NCAA: Graduation rates up for black men’s basketball players

Connecticut's Terry Larrier, center, and Jalen Adams react as Northeastern's Maxime Boursiquot, left, looks on in the second half of an NCAA college basketball game Monday, Nov. 14, 2016, in Storrs, Conn. (AP Photo/Jessica Hill)
Connecticut's Terry Larrier, center, and Jalen Adams react as Northeastern's Maxime Boursiquot, left, looks on in the second half of an NCAA college basketball game Monday, Nov. 14, 2016, in Storrs, Conn. (AP Photo/Jessica Hill)

SOUTH BEND, Ind. (AP) — The NCAA announced Tuesday that 77 percent of black men’s Division I basketball players who entered college in 2009 earned a degree within six years, up five points from a year earlier and a record high.

That improvement helped the overall Graduation Success Rate match last year’s record of 86 percent of athletes graduating within six years, the NCAA said. Of all black Division I student-athletes, 74 percent graduated within six years. NCAA President Mark Emmert said in a news release the improved rates were “hugely significant.”

“Over the last 15 years, the overall Graduation Success Rate has dramatically improved, but the really good news is how college sports helps more and more minority students, especially those playing our highest-profile sport, earn a degree that will help them long after their athletics career is over,” he said.

The graduation rate for black basketball players is up 31 percentage points over the past 15 years, the NCAA said . Overall, all black male athletes have increased their GSR by 19 percentage points to 70 percent during that time. Black female athletes improved their rate 13 points to 84 percent over that same time.

For all Division I athletes, the rate increased 12 percentage points during the past 15 years.

B. David Ridpath, an associate professor and sports business and president of The Drake Group, an NCAA watchdog, said the GSR provides only a partial picture, pointing to reports of athletes at North Carolina taking courses aimed at boosting their GPAs in a department popular with athletes.

“Are we essentially practicing eligibility maintenance, potentially in a major with friendly faculty?” he said. “Are these kids graduating with a very meaningful, vital degree that can benefit them for the next 50 to 60 years of their life? In some cases, yes, this is happening. But all too often — and I know this because I worked in college athletics — we’re essentially pushing these kids through, keeping them eligible and in cases where they do graduate they might not be graduating with the requisite skills.”

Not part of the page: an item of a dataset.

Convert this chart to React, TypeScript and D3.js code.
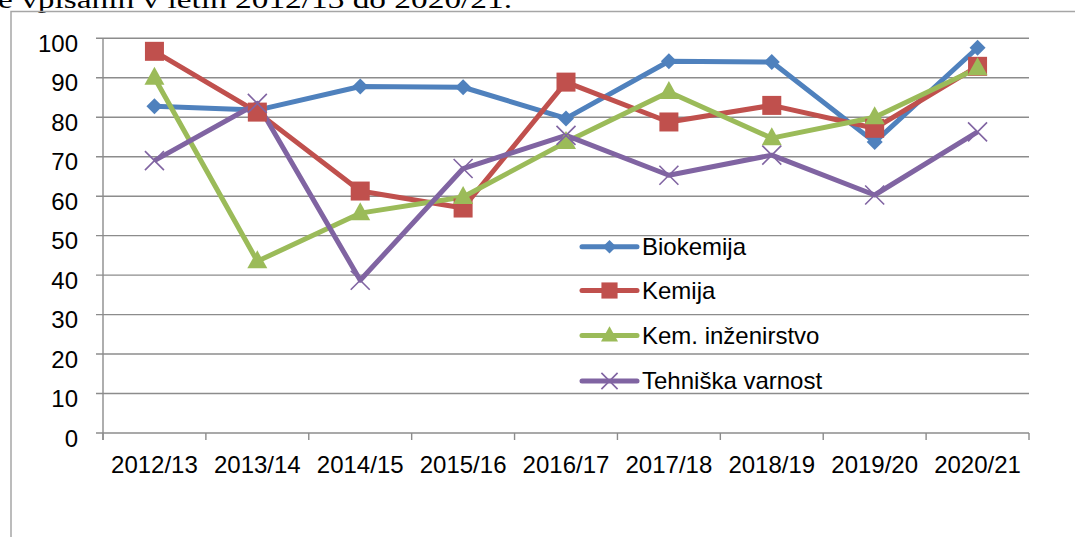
import React from "react";
import * as d3 from "d3";

const categories = ["2012/13", "2013/14", "2014/15", "2015/16", "2016/17", "2017/18", "2018/19", "2019/20", "2020/21"];
const biokemija = [82.8, 81.8, 87.8, 87.6, 79.7, 94.2, 94.0, 73.7, 97.6];
const kemija = [96.7, 81.3, 61.3, 57.0, 88.9, 78.8, 83.0, 77.2, 92.9];
const kemInz = [90.0, 43.5, 55.7, 59.8, 73.7, 86.4, 74.7, 80.0, 92.4];
const tehVarnost = [69.0, 83.5, 38.7, 67.0, 75.4, 65.3, 70.4, 60.3, 76.3];
const yTicks = [0, 10, 20, 30, 40, 50, 60, 70, 80, 90, 100];

const series = [
  { name: "Biokemija", values: biokemija, color: "#4F81BD", marker: "diamond" },
  { name: "Kemija", values: kemija, color: "#C0504D", marker: "square" },
  { name: "Kem. inženirstvo", values: kemInz, color: "#9BBB59", marker: "triangle" },
  { name: "Tehniška varnost", values: tehVarnost, color: "#8064A2", marker: "x" },
];

const W = 1075;
const H = 537;
const left = 103;
const right = 1029;
const top = 38.3;
const bottom = 433;
const font = "'Liberation Sans', Arial, sans-serif";

function Marker({ type, x, y, color, s = 1 }: { type: string; x: number; y: number; color: string; s?: number }) {
  if (type === "diamond") {
    const r = 8 * s;
    return <path d={`M${x},${y - r}L${x + r},${y}L${x},${y + r}L${x - r},${y}Z`} fill={color} />;
  }
  if (type === "square") {
    const h = 9.5 * s;
    return <rect x={x - h} y={y - h} width={2 * h} height={2 * h} fill={color} />;
  }
  if (type === "triangle") {
    const w = 10 * s;
    return <path d={`M${x},${y - 11 * s}L${x + w},${y + 7 * s}L${x - w},${y + 7 * s}Z`} fill={color} />;
  }
  const r = 9.5 * s;
  return (
    <path
      d={`M${x - r},${y - r}L${x + r},${y + r}M${x - r},${y + r}L${x + r},${y - r}`}
      stroke={color}
      strokeWidth={1.6}
      fill="none"
    />
  );
}

export default function App() {
  const x = d3.scaleBand<string>().domain(categories).range([left, right]);
  const y = d3.scaleLinear().domain([0, 100]).range([bottom, top]);
  const cx = (c: string) => (x(c) as number) + x.bandwidth() / 2;
  const line = d3
    .line<number>()
    .x((_, i) => cx(categories[i]))
    .y((v) => y(v));

  const boundaries = categories.map((c) => x(c) as number).concat([right]);
  const legendX0 = 582;
  const legendX1 = 637;
  const legendY = [246.7, 290.5, 335.5, 381];

  return (
    <svg
      width={W}
      height={H}
      style={{ position: "absolute", left: 0, top: 0, background: "#fff" }}
    >
      <text
        x={-2}
        y={8}
        fontFamily="'Liberation Serif', 'Times New Roman', serif"
        fontSize={26}
        textLength={514}
        lengthAdjust="spacingAndGlyphs"
        fill="#000"
      >
        e vpisanih v letih 2012/13 do 2020/21.
      </text>
      {/* frame */}
      <path d={`M11,${H}L11,11.5L${W},11.5`} stroke="#a6a6a6" strokeWidth={1.5} fill="none" />

      {/* gridlines */}
      {yTicks.map((t) => (
        <g key={t}>
          <line x1={96} x2={right} y1={y(t)} y2={y(t)} stroke="#8c8c8c" strokeWidth={1.4} />
          <text
            x={78}
            y={y(t) + 13.5}
            textAnchor="end"
            fontFamily={font}
            fontSize={24}
            fill="#000"
          >
            {t}
          </text>
        </g>
      ))}
      {/* y axis */}
      <line x1={left} x2={left} y1={top} y2={bottom + 7} stroke="#8c8c8c" strokeWidth={1.4} />
      {/* x ticks */}
      {boundaries.map((b, i) => (
        <line key={i} x1={b} x2={b} y1={bottom} y2={bottom + 7} stroke="#8c8c8c" strokeWidth={1.4} />
      ))}
      {categories.map((c) => (
        <text key={c} x={cx(c)} y={473} textAnchor="middle" fontFamily={font} fontSize={24} fill="#000">
          {c}
        </text>
      ))}

      {/* series */}
      {series.map((s) => (
        <path
          key={s.name}
          d={line(s.values) as string}
          fill="none"
          stroke={s.color}
          strokeWidth={5}
          strokeLinejoin="round"
        />
      ))}
      {series.map((s) => (
        <g key={s.name + "m"}>
          {s.values.map((v, i) => (
            <Marker key={i} type={s.marker} x={cx(categories[i])} y={y(v)} color={s.color} />
          ))}
        </g>
      ))}

      {/* legend */}
      {series.map((s, i) => (
        <g key={s.name + "l"}>
          <line
            x1={legendX0}
            x2={legendX1}
            y1={legendY[i]}
            y2={legendY[i]}
            stroke={s.color}
            strokeWidth={5}
            strokeLinecap="round"
          />
          <Marker type={s.marker} x={(legendX0 + legendX1) / 2} y={legendY[i]} color={s.color} s={0.85} />
          <text x={642} y={legendY[i] + 8} fontFamily={font} fontSize={24} fill="#000">
            {s.name}
          </text>
        </g>
      ))}
    </svg>
  );
}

Among football teams in The Associated Press Top 25 , the only teams with a GSR 65 percent or lower were No. 25 Troy at 65 percent and No. 13 Oklahoma State at 50 percent. Among Top 25 men’s basketball teams , No. 4 Oregon had a GSR of 38 percent, No. 25 California 40 percent, No. 5 North Carolina, No. 18 Syracuse and No. 24 Cincinnati all had GSRs of 50 percent, and No. 13 Michigan State has a GSR of 63 percent.

The University of Connecticut men’s basketball team had one of the lower graduation rates at 22 percent, according to the latest results. But those 2009 numbers were actually a big improvement over previous years. The team’s GSR rose from just 8 percent in 2006, 17 percent the following year and 20 percent in 2008.

School spokesman Mike Enright said the poor graduation rate reflects the same time period for which UConn was sanctioned by the NCAA and missed the 2013 postseason because of an another indicator, the Academic Progress Rate, which measures whether players are in good academic standing.

The school has reported perfect or near perfect APR scores since 2012-13 and is expecting similar numbers this year, Enright said. He also said all current members of the basketball team are on track to graduate.

“The academic achievement of our men’s basketball team has been outstanding the past several years and I have a full expectation that this will continue,” athletic director David Benedict said.